### Aim of the exercise
Begin at the top of the records below and return each line exactly through the line with "minimum size=2.55cm] (sdm)". Skip pictures.

### Data in this exercise
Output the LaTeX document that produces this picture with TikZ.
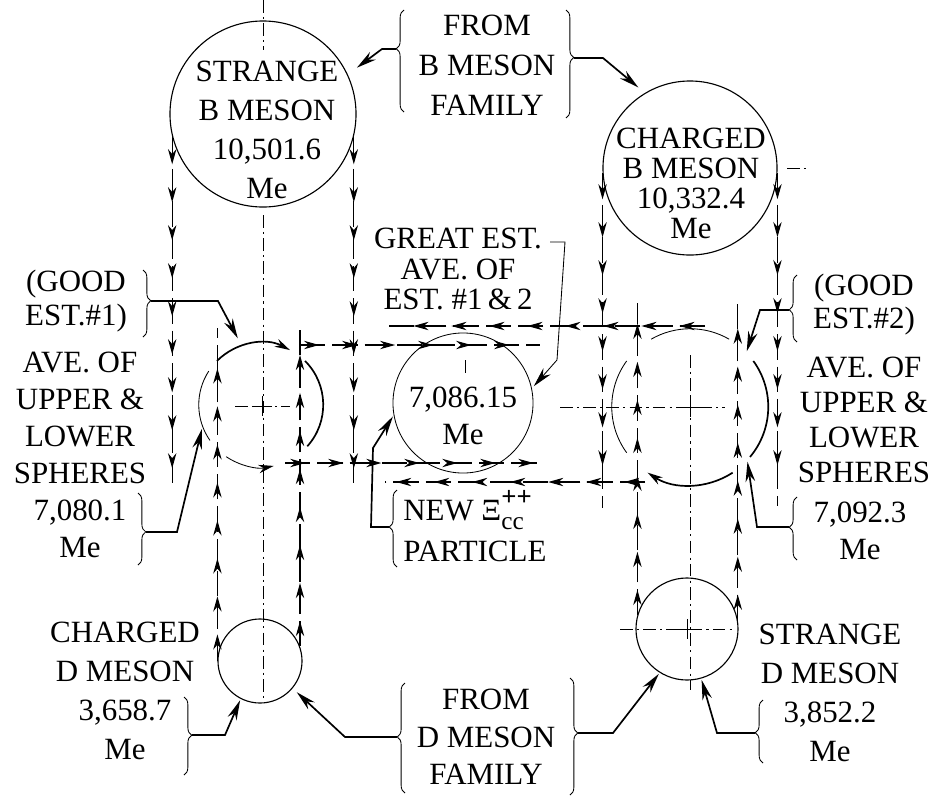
\documentclass[tikz,border=0pt]{standalone}
\usepackage{fontspec}
\setmainfont{Liberation Serif}
\usetikzlibrary{arrows.meta,decorations.markings,decorations.pathreplacing}

\begin{document}
\begin{tikzpicture}[x=0.025cm, y=-0.025cm,
  lbl/.style={font=\fontsize{22}{#1}\selectfont, align=center, inner sep=0pt},
  lbl/.default=26.5pt,
  ball/.style={draw, circle, thick, inner sep=0pt},
  ghost/.style={circle, inner sep=0pt},
  arr/.style={very thick, -{Stealth[length=5mm,width=2.4mm]}},
  brc/.style={decorate, decoration={brace, amplitude=5.5pt, aspect=#1}, semithick},
  brc/.default=0.5,
  flow/.style={thick, dash pattern=on 18pt off 5pt, postaction={decorate},
    decoration={markings, mark=between positions 0.08 and 0.98 step 0.95cm with {\arrow{Stealth[length=3.8mm,width=2.1mm]}}}},
  cline/.style={very thin, dash pattern=on 9pt off 3pt on 1.5pt off 3pt},
  rim/.style={semithick},
  rimb/.style={very thick},
  tipa/.style={-{Stealth[length=3.8mm,width=2.1mm]}}]
\useasboundingbox (0,0) rectangle (934,797);

\node[ball, minimum size=4.65cm] (sbm) at (263,114) {};
\node[ball, minimum size=4.35cm] (cbm) at (690,168) {};
\node[ball, semithick, minimum size=3.5cm] (mid) at (463,403) {};
\node[ghost, minimum size=3.1cm] (lms) at (261,405) {};
\node[ghost, minimum size=3.9cm] (rms) at (690,407) {};
\node[ball, minimum size=2.1cm] (cdm) at (260,661) {};
\node[ball, minimum size=2.55cm] (sdm) at (687,629) {};

\node[lbl=27.6pt] (sbmT) at (267,130) {STRANGE\\B MESON\\10,501.6\\Me};
\node[lbl=21.3pt] (cbmT) at (691,183) {CHARGED\\B MESON\\10,332.4\\Me};
\node[lbl=26.2pt] (midT) at (463,416) {7,086.15\\Me};
\node[lbl=28.3pt] (fbmT) at (487,65) {FROM\\B MESON\\FAMILY};
\node[lbl=22pt] (geaT) at (458,269) {GREAT EST.\\AVE. OF\\EST. \#1\,\&\,2};
\node[lbl=24.8pt] (gd1T) at (76,301) {(GOOD\\EST.\#1)};
\node[lbl=26.2pt] (av1T) at (80,455) {AVE. OF\\UPPER \&\\LOWER\\SPHERES\\7,080.1\\Me};
\node[lbl=29pt, align=left, anchor=west] (nwpT) at (403,531)
  {NEW Ξ\smash{\rlap{\raisebox{0.5em}{\fontsize{19}{19}\selectfont\bfseries ++}}\raisebox{-0.3em}{\fontsize{18}{18}\selectfont cc}}\\PARTICLE};
\node[lbl=23.4pt] (gd2T) at (864,305) {(GOOD\\EST.\#2)};
\node[lbl=24.8pt] (av2T) at (864,420) {AVE. OF\\UPPER \&\\LOWER\\SPHERES};
\node[lbl=26.2pt] (vl2T) at (860,531) {7,092.3\\Me};
\node[lbl=27.6pt] (cdmT) at (125,691) {CHARGED\\D MESON\\3,658.7\\Me};
\node[lbl=26.6pt] (fdmT) at (486,737) {FROM\\D MESON\\FAMILY};
\node[lbl=27.6pt] (sdmT) at (830,693) {STRANGE\\D MESON\\3,852.2\\Me};

\draw[rimb, tipa] (lms.135) arc[start angle=135, end angle=62, radius=1.55cm];
\draw[rim] (lms.147) arc[start angle=147, end angle=215, radius=1.55cm];
\draw[rim, tipa] (lms.236) arc[start angle=236, end angle=282, radius=1.55cm];
\draw[rimb] (lms.45) arc[start angle=45, end angle=-42, radius=1.55cm];
\draw[rim] (rms.60) arc[start angle=60, end angle=120, radius=1.95cm];
\draw[rim] (rms.144) arc[start angle=144, end angle=216, radius=1.95cm];
\draw[rimb, tipa] (rms.303) arc[start angle=303, end angle=237, radius=1.95cm];
\draw[rimb] (rms.36) arc[start angle=36, end angle=-40, radius=1.95cm];

\draw[cline] (263,0) -- (263,50);
\draw[cline] (263,215) -- (263,698);
\draw[cline] (235,406) -- (290,406);
\draw[cline] (690,355) -- (690,690);
\draw[cline] (560,407) -- (725,407);
\draw[cline] (620,629) -- (735,629);
\draw[cline] (465,360) -- (465,374);
\draw[cline] (787,168) -- (810,168);
\foreach \cx/\cy in {262/406, 690/407, 687/629}
  \draw[thin] (\cx-10,\cy) -- (\cx+10,\cy) (\cx,\cy-10) -- (\cx,\cy+10);

\draw[flow] (sbm.194) -- ++(0,346);
\draw[flow] (sbm.-14) -- ++(0,346);
\draw[flow] (cdm.180) -- ++(0,-333);
\draw[flow] (cdm.20) -- ++(0,-318);
\draw[flow] (cbm.183) -- ++(0,335);
\draw[flow] (cbm.-3) -- ++(0,333);
\draw[flow] (sdm.164) -- ++(0,-312);
\draw[flow] (sdm.10) -- ++(0,-317);
\draw[flow] (300,345) -- (540,345);
\draw[flow] (285,463) -- (540,463);
\draw[flow] (705,326) -- (385,326);
\draw[flow] (645,482) -- (385,482);

\draw[brc=0.62] (404,112) -- (404,10);
\draw[brc=0.44] (566,10) -- (566,118);
\draw[brc=0.46] (143,270) -- (143,337);
\draw[brc=0.54] (138,493) -- (138,565);
\draw[brc=0.52] (397,567) -- (397,490);
\draw[brc=0.48] (797,342) -- (797,275);
\draw[brc=0.52] (797,560) -- (797,497);
\draw[brc=0.49] (184,697) -- (184,775);
\draw[brc=0.51] (405,793) -- (405,683);
\draw[brc=0.47] (570,678) -- (570,795);
\draw[brc=0.48] (763,763) -- (763,700);

\coordinate (fbmL) at (396,49);
\coordinate (fbmR) at (574,58);
\coordinate (gd1) at (151,301);
\coordinate (av1) at (146,532);
\coordinate (geaE) at (550,242);
\coordinate (nwp) at (389,527);
\coordinate (gd2) at (789,310);
\coordinate (av2) at (789,527);
\coordinate (cdmB) at (192,735);
\coordinate (fdmL) at (397,737);
\coordinate (fdmR) at (578,733);
\coordinate (sdmB) at (755,733);

\draw[arr, shorten >=8pt] (fbmL) -- (382,49) -- (sbm.25);
\draw[arr, shorten >=6pt] (fbmR) -- (603,58) -- (cbm.121);
\draw[arr, shorten >=6pt] (gd1) -- (218,301) -- (lms.108);
\draw[arr, shorten >=2pt] (av1) -- (177,532) -- (lms.200);
\draw[arr, semithick, shorten >=2pt] (geaE) -- (565,242) -- (557,360) -- (mid.12);
\draw[arr, shorten >=1pt] (nwp) -- (371,527) -- (373,448) -- (mid.190);
\draw[arr, shorten >=1pt] (gd2) -- (760,310) -- (rms.44);
\draw[arr, shorten >=1pt] (av2) -- (757,527) -- (rms.-43);
\draw[arr, shorten >=1pt] (cdmB) -- (225,735) -- (cdm.243);
\draw[arr, shorten >=4pt] (fdmL) -- (345,737) -- (cdm.-40);
\draw[arr, shorten >=1pt] (fdmR) -- (613,733) -- (sdm.238);
\draw[arr, shorten >=1pt] (sdmB) -- (717,733) -- (sdm.-74);
\end{tikzpicture}
\end{document}
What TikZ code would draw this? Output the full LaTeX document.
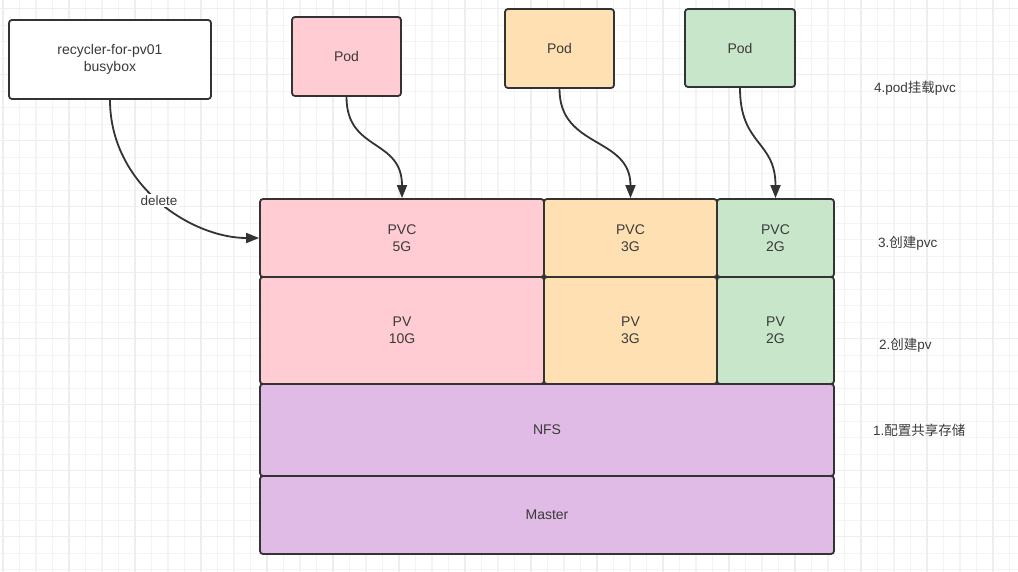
\documentclass[tikz,border=0pt]{standalone}
\usepackage{fontspec}
\setmainfont{Liberation Sans}
\newfontfamily\cjk{Noto Sans CJK SC}
\usetikzlibrary{arrows.meta,calc}
\definecolor{ln}{HTML}{333333}
\definecolor{txt}{HTML}{3A3A3A}
\definecolor{pinkf}{HTML}{FFCCD3}
\definecolor{orangef}{HTML}{FFE0B2}
\definecolor{greenf}{HTML}{C8E6CA}
\definecolor{purplef}{HTML}{E0BBE5}
\definecolor{gridminor}{HTML}{F4F4F4}
\definecolor{gridmajor}{HTML}{EEEEEE}
\tikzset{
  box/.style={draw=ln, line width=1.8pt, rounded corners=3pt, inner sep=0pt,
    align=center, text=txt, font=\fontsize{14}{17.5}\selectfont},
  lbl/.style={anchor=west, inner sep=0pt, text=txt, font=\fontsize{13.5}{16}\selectfont},
  conn/.style={draw=ln, line width=1.8pt, -{Triangle[length=13pt,width=10pt]}},
}
\begin{document}
\begin{tikzpicture}[x=1pt,y=-1pt]
\useasboundingbox (0,0) rectangle (1018,572);
\fill[white] (0,0) rectangle (1018,572);
% grid
\foreach \k in {0,...,61} \draw[gridminor, line width=1.2pt] (3+\k*16.5,0) -- (3+\k*16.5,572);
\foreach \k in {0,...,34} \draw[gridminor, line width=1.2pt] (0,8.7+\k*16.5) -- (1018,8.7+\k*16.5);
\foreach \k in {0,...,15} \draw[gridmajor, line width=1.3pt] (3+\k*66,0) -- (3+\k*66,572);
\foreach \k in {0,...,8} \draw[gridmajor, line width=1.3pt] (0,8.7+\k*66) -- (1018,8.7+\k*66);

% top boxes
\node[box, fill=white, minimum width=202pt, minimum height=79pt] (rec) at (110,59.5) {recycler-for-pv01\\busybox};
\node[box, fill=pinkf, minimum width=109pt, minimum height=79pt] (pod1) at (346.5,56.5) {Pod};
\node[box, fill=orangef, minimum width=109pt, minimum height=79pt] (pod2) at (559.5,48.5) {Pod};
\node[box, fill=greenf, minimum width=110pt, minimum height=78pt] (pod3) at (740,48) {Pod};

% layers
\node[box, fill=pinkf, minimum width=284pt, minimum height=78pt] (pvc1) at (402,238) {PVC\\5G};
\node[box, fill=orangef, minimum width=173pt, minimum height=78pt] (pvc2) at (630.5,238) {PVC\\3G};
\node[box, fill=greenf, minimum width=117pt, minimum height=78pt] (pvc3) at (775.5,238) {PVC\\2G};
\node[box, fill=pinkf, minimum width=284pt, minimum height=107pt] (pv1) at (402,330.5) {PV\\10G};
\node[box, fill=orangef, minimum width=173pt, minimum height=107pt] (pv2) at (630.5,330.5) {PV\\3G};
\node[box, fill=greenf, minimum width=117pt, minimum height=107pt] (pv3) at (775.5,330.5) {PV\\2G};
\node[box, fill=purplef, minimum width=574pt, minimum height=92pt] (nfs) at (547,430) {NFS};
\node[box, fill=purplef, minimum width=574pt, minimum height=78pt] (master) at (547,515) {Master};

% connectors
\draw[conn] (pod1.south) .. controls +(0,55) and +(0,-60) .. (pvc1.north);
\draw[conn] (pod2.south) .. controls +(0,60) and +(0,-62) .. (pvc2.north);
\draw[conn] (pod3.south) .. controls +(0,58) and +(0,-58) .. (pvc3.north);
\draw[conn] (rec.south) .. controls +(0,85) and +(-68,0) .. node[pos=0.5, fill=white, inner sep=1.5pt, text=txt, font=\fontsize{13.5}{16}\selectfont] {delete} (pvc1.west);

% step labels
\node[lbl] (s4) at (874,88) {4.pod{\cjk 挂载}pvc};
\node[lbl] (s3) at (878,243) {3.{\cjk 创建}pvc};
\node[lbl] (s2) at (879,345) {2.{\cjk 创建}pv};
\node[lbl] (s1) at (873,430) {1.{\cjk 配置共享存储}};
\end{tikzpicture}
\end{document}
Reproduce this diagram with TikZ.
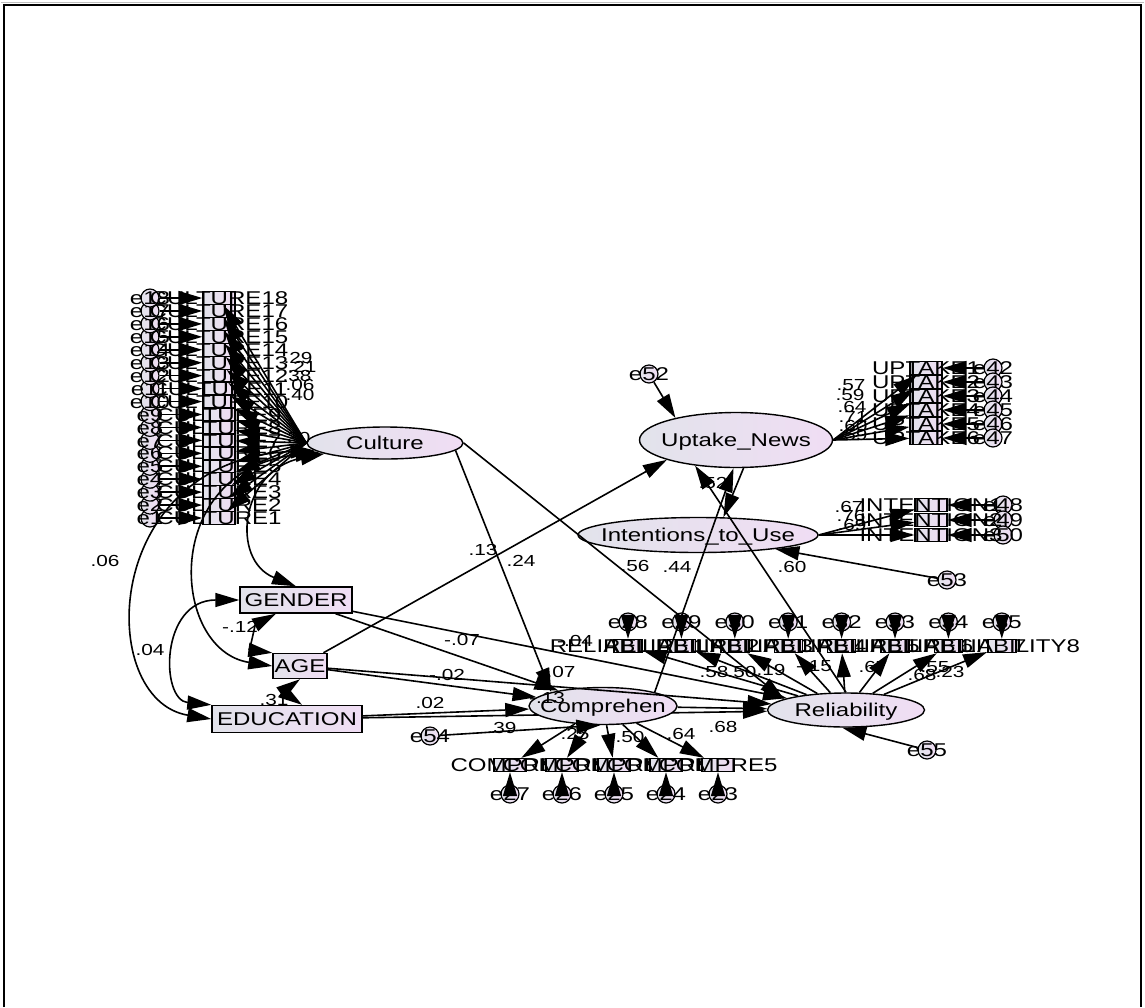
\documentclass[tikz,border=0pt]{standalone}
\usepackage{fontspec}
\setmainfont{Liberation Sans}[FakeStretch=1.3]
\usetikzlibrary{shapes.geometric,arrows.meta}
\pgfdeclarelayer{back}
\pgfsetlayers{back,main}

\definecolor{semleft}{RGB}{226,227,235}
\definecolor{semright}{RGB}{240,221,244}
\newcommand\semfont{\fontsize{18.5}{18.5}\selectfont}
\newcommand\estfont{\fontsize{16}{16}\selectfont}
% text that may run over the edge of its box
\newcommand\semtext[1]{\smash{\makebox[0pt]{\raisebox{-.36em}{#1}}}}

\tikzset{
  latent/.style={ellipse, draw, line width=1.4pt, left color=semleft, right color=semright, inner sep=0pt, font=\semfont},
  observed/.style={rectangle, draw, line width=1.4pt, left color=semleft, right color=semright, inner sep=0pt, font=\semfont},
  item/.style={observed, minimum width=32pt, minimum height=13pt},
  error/.style={circle, draw, line width=1.2pt, left color=semleft, right color=semright, minimum size=18pt, inner sep=0pt, font=\semfont},
  regpath/.style={line width=1.6pt, -{Triangle[length=24pt,width=14pt]}},
  covpath/.style={line width=1.6pt, {Triangle[length=24pt,width=14pt]}-{Triangle[length=24pt,width=14pt]}},
  est/.style={font=\estfont, inner sep=0pt}
}

\begin{document}
\begin{tikzpicture}[x=1pt,y=-1pt]
  \useasboundingbox (0,0) rectangle (1145,1007);
  \draw[gray!50, line width=1pt] (1,2) -- (1144,2);
  \draw[line width=1.6pt] (4,1007) -- (4,5) -- (1141,5) -- (1141,1007);

  % latent variables
  \node[latent, minimum width=156pt, minimum height=32pt] (cul) at (385,443) {\semtext{Culture}};
  \node[latent, minimum width=193pt, minimum height=55pt] (upt) at (736,440) {\semtext{Uptake\_News}};
  \node[latent, minimum width=240pt, minimum height=35pt] (int) at (698,535) {\semtext{Intentions\_to\_Use}};
  \node[latent, minimum width=148pt, minimum height=37pt] (cmp) at (603,706) {\semtext{Comprehen}};
  \node[latent, minimum width=157pt, minimum height=34pt] (rel) at (846,710) {\semtext{Reliability}};

  % demographics
  \node[observed, minimum width=112pt, minimum height=26pt] (gen) at (296,600) {\semtext{GENDER}};
  \node[observed, minimum width=54pt, minimum height=25pt] (age) at (300,666) {\semtext{AGE}};
  \node[observed, minimum width=150pt, minimum height=27pt] (edu) at (287,719) {\semtext{EDUCATION}};

  % indicators and their errors
  \foreach \k in {1,...,18}{
    \pgfmathsetmacro\yy{518-(\k-1)*12.94}
    \node[error] (e\k) at (150,\yy) {\semtext{e\k}};
  }
  \foreach \k in {1,...,18}{
    \pgfmathsetmacro\yy{518-(\k-1)*12.94}
    \node[item] (c\k) at (219,\yy) {\semtext{CULTURE\k}};
  }
  \foreach \i [evaluate=\i as \yy using 368+14*(\i-1), evaluate=\i as \ee using int(41+\i)] in {1,...,6}{
    \node[error] (e\ee) at (993,\yy) {\semtext{e\ee}};
    \node[item] (u\i) at (926,\yy) {\semtext{UPTAKE\i}};
  }
  \foreach \i [evaluate=\i as \yy using 505+15*(\i-1), evaluate=\i as \ee using int(47+\i)] in {1,2,3}{
    \node[error] (e\ee) at (1003,\yy) {\semtext{e\ee}};
    \node[item] (n\i) at (931,\yy) {\semtext{INTENTION\i}};
  }
  \foreach \i [evaluate=\i as \xx using 628+53.4*(\i-1), evaluate=\i as \ee using int(27+\i)] in {1,...,8}{
    \node[error] (e\ee) at (\xx,622) {\semtext{e\ee}};
    \node[item, minimum width=28pt] (r\i) at (\xx,646) {\semtext{RELIABILITY\i}};
  }
  \foreach \i [evaluate=\i as \xx using 510+52*(\i-1), evaluate=\i as \ee using int(28-\i)] in {1,...,5}{
    \node[error] (e\ee) at (\xx,794) {\semtext{e\ee}};
    \node[item] (k\i) at (\xx,765) {\semtext{COMPRE\i}};
  }
  \node[error] (e52) at (649,374) {\semtext{e52}};
  \node[error] (e53) at (947,580) {\semtext{e53}};
  \node[error] (e54) at (430,736) {\semtext{e54}};
  \node[error] (e55) at (927,750) {\semtext{e55}};

  % measurement paths
  \foreach \k in {1,...,18}{
    \draw[regpath] (e\k) -- (c\k);
    \draw[regpath] (cul.west) -- (c\k);
  }
  \foreach \i [evaluate=\i as \ee using int(41+\i)] in {1,...,6}{
    \draw[regpath] (e\ee) -- (u\i);
    \draw[regpath] (upt.east) -- (u\i);
  }
  \foreach \i [evaluate=\i as \ee using int(47+\i)] in {1,2,3}{
    \draw[regpath] (e\ee) -- (n\i);
    \draw[regpath] (int.east) -- (n\i);
  }
  \foreach \i [evaluate=\i as \ee using int(27+\i)] in {1,...,8}{
    \draw[regpath] (e\ee) -- (r\i);
    \draw[regpath] (rel) -- (r\i);
  }
  \foreach \i [evaluate=\i as \ee using int(28-\i)] in {1,...,5}{
    \draw[regpath] (e\ee) -- (k\i);
    \draw[regpath] (cmp) -- (k\i);
  }

  % structural paths
  \draw[regpath] (cul.-6) -- (cmp.165);
  \draw[regpath] (cul.east) -- (rel.170);
  \draw[regpath] (age) -- (upt.196);
  \draw[regpath] (cmp.15) -- (upt.265);
  \draw[regpath] (upt.285) -- (int.35);
  \draw[regpath] (rel.north) -- (upt.212);
  \draw[regpath] (gen) -- (cmp);
  \draw[regpath] (gen) -- (rel);
  \draw[regpath] (age) -- (cmp);
  \draw[regpath] (age) -- (rel);
  \draw[regpath] (edu) -- (cmp);
  \begin{pgfonlayer}{back}
    \draw[regpath] (edu) -- (rel);
  \end{pgfonlayer}
  \draw[regpath] (cmp) -- (rel);
  \draw[regpath] (e52) -- (upt.160);
  \draw[regpath] (e53) -- (int);
  \draw[regpath] (e54) -- (cmp.262);
  \draw[regpath] (e55) -- (rel.258);

  % covariances
  \draw[covpath] (cul.190) .. controls (240,470) and (230,560) .. (gen.north);
  \draw[covpath] (cul.188) .. controls (160,470) and (170,650) .. (age.west);
  \draw[covpath] (cul.186) .. controls (100,460) and (95,700) .. (edu.west);
  \draw[covpath] (gen.west) .. controls (160,600) and (160,700) .. (edu.north west);
  \draw[covpath] ([xshift=-20pt]gen.south) .. controls (255,625) and (250,650) .. (age.north west);
  \draw[covpath] (age.south) .. controls (285,690) and (295,700) .. ([xshift=15pt]edu.north);

  % estimates
  \foreach \x/\y/\v [count=\n] in {
      105/561/.06, 150/650/.04, 240/627/-.12, 274/700/.31,
      483/550/.13, 521/561/.24, 462/640/-.07, 447/675/-.02, 430/703/.02,
      561/672/.07, 547/698/-.13, 502/728/.39, 575/734/.25, 630/737/.50,
      681/734/.64, 723/727/.68, 575/641/-.04,
      714/672/.58, 742/672/.50, 771/670/.19, 814/666/-.15, 873/667/.67,
      922/675/.68, 935/667/.55, 950/672/.23,
      635/566/.56, 677/567/.44, 792/567/.60, 713/483/.52,
      851/385/.57, 850/395/.59, 852/407/.64, 853/417/.71, 853/426/.60, 853/435/.59,
      849/507/.67, 851/516/.76, 852/525/.69,
      298/358/.29, 302/367/.21, 297/376/.38, 300/385/.06, 300/395/.40, 296/438/.30}
    \node[est] (est\n) at (\x,\y) {\v};
\end{tikzpicture}
\end{document}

### Output
Output the LaTeX document that produces this picture with TikZ.
\documentclass[tikz,border=0pt]{standalone}
\usepackage{fontspec}
\setmainfont{Liberation Serif}
\usetikzlibrary{arrows.meta,decorations.markings,decorations.pathreplacing}

\begin{document}
\begin{tikzpicture}[x=0.025cm, y=-0.025cm,
  lbl/.style={font=\fontsize{22}{#1}\selectfont, align=center, inner sep=0pt},
  lbl/.default=26.5pt,
  ball/.style={draw, circle, thick, inner sep=0pt},
  ghost/.style={circle, inner sep=0pt},
  arr/.style={very thick, -{Stealth[length=5mm,width=2.4mm]}},
  brc/.style={decorate, decoration={brace, amplitude=5.5pt, aspect=#1}, semithick},
  brc/.default=0.5,
  flow/.style={thick, dash pattern=on 18pt off 5pt, postaction={decorate},
    decoration={markings, mark=between positions 0.08 and 0.98 step 0.95cm with {\arrow{Stealth[length=3.8mm,width=2.1mm]}}}},
  cline/.style={very thin, dash pattern=on 9pt off 3pt on 1.5pt off 3pt},
  rim/.style={semithick},
  rimb/.style={very thick},
  tipa/.style={-{Stealth[length=3.8mm,width=2.1mm]}}]
\useasboundingbox (0,0) rectangle (934,797);

\node[ball, minimum size=4.65cm] (sbm) at (263,114) {};
\node[ball, minimum size=4.35cm] (cbm) at (690,168) {};
\node[ball, semithick, minimum size=3.5cm] (mid) at (463,403) {};
\node[ghost, minimum size=3.1cm] (lms) at (261,405) {};
\node[ghost, minimum size=3.9cm] (rms) at (690,407) {};
\node[ball, minimum size=2.1cm] (cdm) at (260,661) {};
\node[ball, minimum size=2.55cm] (sdm) at (687,629) {};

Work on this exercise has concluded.